Bringing baseball back to Washington is still a matter of dollars, not of politics. Once some businessman realizes that we have the seventh largest metropolitan area in the country, and that $6 for a seat won't make many of us flinch, a team will reappear at RFK. The same demographics that brought us Bloomingdale's will bring back the hit-and-run.

And if some entrepreneur is worried that kids won't support his team, I refer him to an excellent point made by Teri Peck, a registered nurse who lives in Alexandria.

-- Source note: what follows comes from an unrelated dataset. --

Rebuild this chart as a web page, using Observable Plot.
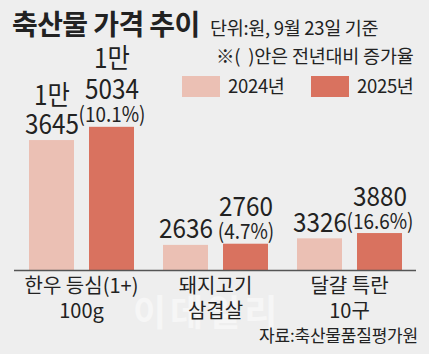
<!DOCTYPE html>
<html><head><meta charset="utf-8">
<script src="https://cdn.jsdelivr.net/npm/d3@7"></script>
<script src="https://cdn.jsdelivr.net/npm/@observablehq/plot@0.6"></script>
<style>
html,body{margin:0;padding:0;background:#eeeeee;}
#wrap{position:relative;width:429px;height:354px;overflow:hidden;background:#eeeeee;font-family:"Noto Sans CJK KR",sans-serif;color:#222;}
.abs{position:absolute;white-space:pre;line-height:1;}
#chart{position:absolute;left:0;top:0;}
.sw{position:absolute;width:38px;height:21px;}
</style></head><body><div id="wrap">
<div class="abs" id="wm" style="left:133px;top:292px;font-size:36px;font-weight:700;color:rgba(255,255,255,0.5);letter-spacing:4px;"></div>
<div id="chart"></div>
<div class="abs" id="title" style="left:12px;top:9px;font-size:28px;font-weight:700;letter-spacing:-0.6px;"></div>
<div class="abs" id="sub" style="left:210px;top:18px;font-size:18.5px;letter-spacing:-0.3px;"></div>
<div class="abs" id="note" style="left:216px;top:46px;font-size:18.5px;letter-spacing:-0.2px;"></div>
<div id="legend"></div>
<div class="abs" id="src" style="right:11px;top:326px;font-size:17px;letter-spacing:-0.2px;"></div>
</div>
<script>
const titleText = "축산물 가격 추이";
const subtitleText = "단위:원, 9월 23일 기준";
const noteText = "※(  )안은 전년대비 증가율";
const sourceText = "자료:축산물품질평가원";
const watermarkText = "이데일리";
const categories = ["한우 등심(1+)\n100g", "돼지고기\n삼겹살", "달걀 특란\n10구"];
const years = ["2024년", "2025년"];
const values2024 = [13645, 2636, 3326];
const values2025 = [15034, 2760, 3880];
const labels2024 = ["1만\n3645", "2636", "3326"];
const labels2025 = ["1만\n5034", "2760", "3880"];
const changes = ["(10.1%)", "(4.7%)", "(16.6%)"];
const colors = ["#ebc0b4", "#d9725f"];

document.getElementById("title").textContent = titleText;
document.getElementById("sub").textContent = subtitleText;
document.getElementById("note").textContent = noteText;
document.getElementById("src").textContent = sourceText;
document.getElementById("wm").textContent = watermarkText;

const legend = document.getElementById("legend");
const legendX = [182, 311];
years.forEach((y, i) => {
  const s = document.createElement("div");
  s.className = "sw";
  s.style.left = legendX[i] + "px";
  s.style.top = "76px";
  s.style.background = colors[i];
  legend.appendChild(s);
  const t = document.createElement("div");
  t.className = "abs";
  t.style.left = (legendX[i] + 46) + "px";
  t.style.top = "76px";
  t.style.fontSize = "18.5px";
  t.style.letterSpacing = "-0.3px";
  t.textContent = y;
  legend.appendChild(t);
});

const data = categories.flatMap((c, i) => [
  {cat: c, year: years[0], value: values2024[i], label: labels2024[i], change: null},
  {cat: c, year: years[1], value: values2025[i], label: labels2025[i], change: changes[i]}
]);

const chart = Plot.plot({
  width: 429,
  height: 354,
  marginLeft: 13,
  marginRight: 12,
  marginTop: 70,
  marginBottom: 84,
  style: {background: "transparent", fontFamily: '"Noto Sans CJK KR",sans-serif', color: "#222"},
  fx: {domain: categories, paddingInner: 0, paddingOuter: 0, label: null, axis: null},
  x: {domain: years, paddingInner: 0.25, paddingOuter: 0.237, axis: null},
  y: {domain: [0, 21000], axis: null},
  color: {domain: years, range: colors},
  marks: [
    Plot.barY(data, {fx: "cat", x: "year", y: "value", fill: "year"}),
    Plot.ruleY([0], {stroke: "#555", strokeWidth: 1.5}),
    Plot.text(data, {filter: d => d.year === years[0], fx: "cat", x: "year", y: "value", text: "label",
      lineAnchor: "bottom", dy: -7, fontSize: 27, lineHeight: 1.04, fill: "#222"}),
    Plot.text(data, {filter: d => d.year === years[1], fx: "cat", x: "year", y: "value", text: "label",
      lineAnchor: "bottom", dy: -28, fontSize: 27, lineHeight: 1.15, fill: "#222"}),
    Plot.text(data, {filter: d => d.year === years[1], fx: "cat", x: "year", y: "value", text: "change",
      lineAnchor: "bottom", dy: -5, fontSize: 21, fill: "#222"}),
    Plot.axisFx({anchor: "bottom", tickSize: 0, tickPadding: 5, fontSize: 20, lineHeight: 1.25, label: null, fill: "#222"})
  ]
});
// condensed look for the value labels (horizontal squeeze around each label's anchor)
chart.querySelectorAll('g[aria-label="text"] text').forEach(t => {
  const tr = t.getAttribute("transform") || "";
  t.setAttribute("transform", tr + " scale(0.9,1)");
});
document.getElementById("chart").appendChild(chart);
</script>
</body></html>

Teri's credentials as a Washington baseball nut are in perfect order. "I sublimated my desire to be a major league ballplayer by listening to every Washington Senators' game possible, even those from the West Coast," she writes. "This required hiding my transistor radio under my pillow and feigning sleep for my unsuspecting parents!

"I was listening when Reno Bertoia fouled off 17 straight pitches, and I was happily watching when Camilo Pascual won his own game with a grand-slam home run against the hated Yankees. I cried myself sick when Calvin Griffith stole our team . . . "

Teri's theory is that young Washingtonians would flock to watch professional baseball because it teaches the value of strategy, not violence, to girls as well as boys. Baseball demonstrates "cooperation and teamwork that football could never approach," Teri says.

Evidence? Look at the surging interest in soccer among young people in the area.

Like baseball, soccer rewards subtlety and strategy. Like baseball, it is "a game of inches" that puts a premium on executing the fundamentals properly. And like baseball, it is easy to play and understand. No obscure rules about holding penalties or offensive fouls.

So add it up: native Washingtonians like Teri Peck on the one hand, dying for a baseball team to root for, and kids like our soccer players on the other hand, a sure bet to become converts to the Grand Old Game. Both age groups with money to spend. A city without a competing team or sport between Memorial Day and Labor Day.

Seems like a compelling case. Until you look at the pigeon flapping his wings near where second base used to be.